POR: EIFFEL RAMÍREZ AVILÉS (MG. EN FILOSOFÍA POR LA UNMSM)
Es difícil señalar cuál es el mejor cuento del mundo, pero a mí no me cabe ninguna duda que el mejor cuento que se ha escrito sobre la Navidad es “Un recuerdo navideño” de Truman Capote. Y esto lo digo porque no se trata de asociar la Navidad con la felicidad (como muchas historias, sobre todo las de ahora, lo hacen), sino de colocarla en los límites de la melancolía, la nostalgia y la soledad. Es decir, Capote le da la vuelta al concepto común que se tiene, pero, con todo, gana en humanidad.
“Un recuerdo navideño” es maravilloso porque nos habla de un niño de siete años —el pequeño Buddy— y de una anciana de sesenta y pico. Ambos son amigos. Ambos conviven. Ambos, cada Navidad, juntan sus pocos ahorros para hacer pasteles de fruta y enviárselos a gente lejana. En suma, ambos, por Navidad, tienen una serie de aventuras que solo pueden rezumar un amor puro. Pero el cuento no es magistral por esto precisamente, sino por lo que viene: y lo que viene es la separación, el adiós, la orfandad. Dos corazones que se desunen por la nefasta ley de la vida, ley que dice (y esa es la mayor dictadura del mundo, de todos los gobiernos y todas las religiones) que el adulto debe dejar de ser niño.
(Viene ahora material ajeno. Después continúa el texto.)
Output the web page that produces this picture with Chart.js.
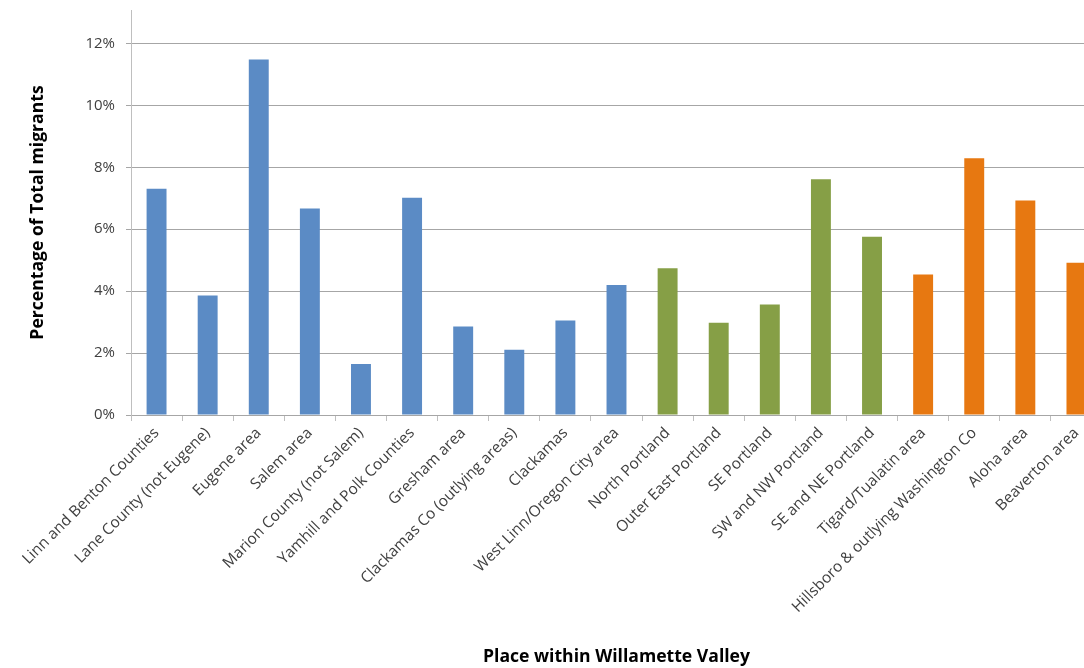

Una inmensa congoja nos embarga esta pieza única. Pero nos muestra la posibilidad de una Navidad muy diferente a la voceada por supermercados, eslóganes gubernamentales y cuadriculadas cabezas de familia. Ciertamente, la Navidad la podemos entender como un espacio de reunión y reencuentro; de árboles bien montados y cenas vafosas; de millares de ventanas rutilantes y juguetes asaz pulidos. Pero eso no basta para comprender la Navidad.
Es que, al aguijón de lo dicho por Capote, podemos desviarnos de la costumbre. Podemos buscar, por ejemplo, a un niño llorando y llorar junto a él. ¿Por qué no, en Navidad, visitar la tumba de tu último perro (el mío está a las orillas de un río) y hablarle como la última vez que fuiste feliz con él? O efectuar lo que hacía el propio Buddy después de separarse de su amiga: escudriñaba el cielo, por si encontraba una cometa perdida igual a la que ella una vez le regaló.
En Navidad, todos deberíamos ir a un parque y tomar asiento, porque esa acción —y he aquí, de paso, la mayor rebeldía frente al mundo moderno, en donde cada cosa cuesta mínimamente un centavo—, porque esa acción, repito, no cuesta nada. Tomar asiento en un parque lleno de árboles es gratis, ¿ya lo habíamos olvidado? ¿Alguien podría, en Nochebuena, acercarse a la calle más solitaria y emprender una conversación con un desconocido?
Una Navidad triste es una Navidad de tontos. Pero lo cierto es que ella pervive más en la memoria. En todo caso, no acuse recibo el que crea que ser infeliz en Nochebuena es una verdadera sandez. Pero que sepa que unas risas de sobremesa o unos cuetecillos coloridos no provocan mucha inspiración.